The movie accidentally (or conveniently?) forgets about that part; which led the AICN reviewer to a burst of what story tropers today like to call Fridge Logic. (The term’s invention is often attributed to Alfred Hitchcock, although he called it “the icebox moment”.) 'On the way to the refrigerator' after the movie (i.e. shortly after finishing it), the reviewer suddenly realized that the movie was basically saying it was not only perfectly okay and even morally beautiful for those wolves to be killing homeless people, because they weren’t wanted anyway, but also that if the wolves had only kept killing the desperately poor minority people instead of upscaling to the ultra-rich white guy (well at least he had an ex-Ton Ton Macoute bodyguard), there would have been no problem at all! (Gregory Hines, more-or-less prefiguring his role a few years later as a sardonic New York police detective with Billy Crystal in the needlessly vulgar but otherwise very underrated Running Scared, makes some biting quips along this line. But don’t worry, he’s sacrificed to the plot long before he can deflate the upbeat Implied Holocaust ending of the movie. Um, spoiler.)

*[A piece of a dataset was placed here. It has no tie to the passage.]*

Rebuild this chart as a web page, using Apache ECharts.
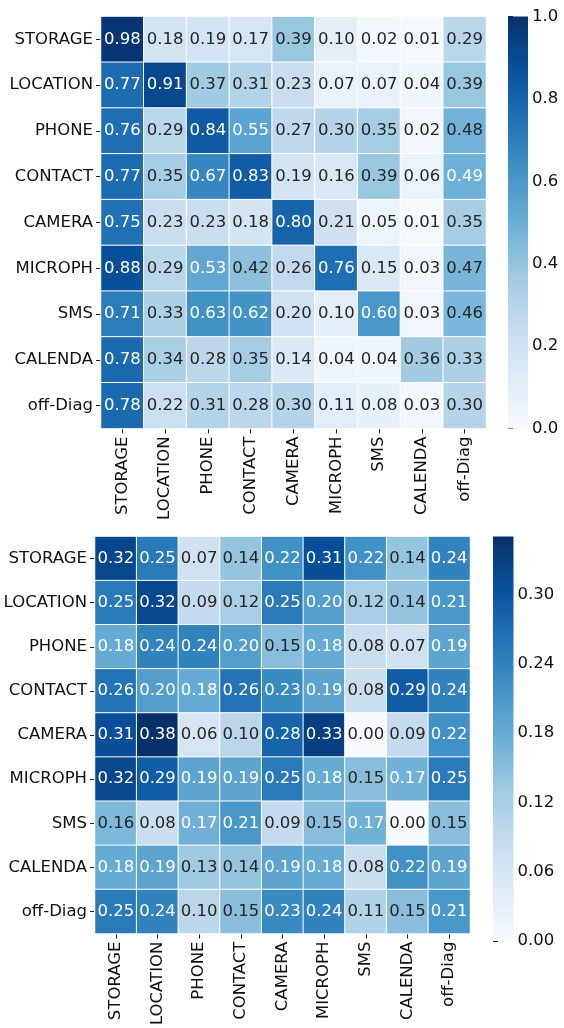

The book, by contrast, presents the two species at eternal odds with one another. There can’t be peace between them, because evolutionarily they’re in a life and death competition. Sure, the father of the pack may have a few liberal tendencies of pity and sympathy for the humans. Which are richly played for dramatic effect when he refuses to risk his family any further and mounts a final assault by himself to kill off the last humans who know what’s going on: he firmly puts aside his nascent sympathy for the humans, and his distant wish that something more could be had between the two groups, and goes up the side of that skyscraper to do what needs to be done. Because that’s just how things are, and they can’t realistically be any different.

And in terms of the moral grounding underlying the story (whether book or movie), he’s exactly right. It’s a survival of the species situation. There can be no compromise, because the humans cannot and should not (despite the movie’s ‘Lost Aesop’ ending) be expected to tolerate this kind of threat living among them--even if that threat usually only goes after humans the other humans don’t want around. Because there’s no way to guarantee that the threat won’t occasionally go after humans the other humans do want around (especially themselves!) instead.

The only other option is to just accept the sacrifice of undesirables, like the last of the Mohicans do in the movie--even if you might be one of the undesirables yourself someday. (But, hey, keep your own head above water and maybe you won’t be considered expendable prey! Otherwise, sucks to be you, but that's how it is.)

I’m sort of amazed the movie even got made: is it really possible, today, twenty-fiveish years later, that someone would dare to make an arguably mainstream movie where, for all practical purposes, the film ends with Simba and his fellow lions singing about the glory of “The Circle of Life” when the prey animals on the bottom end of that circle are homeless humans!?

(What’s even more amazing, the only other movie directed by Michael Wadleigh I’m aware of, was that famous film about the Woodstock concert, which he shot first. Peace, love and red riding hood baby!--make wolfen, not war! If I was the sort to write short stories, and if I was a little more evil, I’d run a parody homage with a pack of wolfen picking off stragglers for food at the fringes of the concert while it was going on. Which, come to think of it, wouldn’t have been far from the truth in some ways.)


In part 2 (four years later on Christmas Eve 2014...), I'll explain why I thought of the Humanist Manifesto when, in my appreciation of the review, I took a moment to remember and reflect on the story (movie and book, both variations) -- since I'm pretty sure that Wolfenism, and its aspirations, wasn't on the minds of its drafters. (Hopefully!)


Meanwhile, if there are any super-intelligent wolves in New York City who happen to have advanced up to reading the internet: this is all fiction, I don't believe you exist, and I'm sure you had a Happy Thanksgiving, too! (White or dark meat, either one. With leftovers. Ahem.)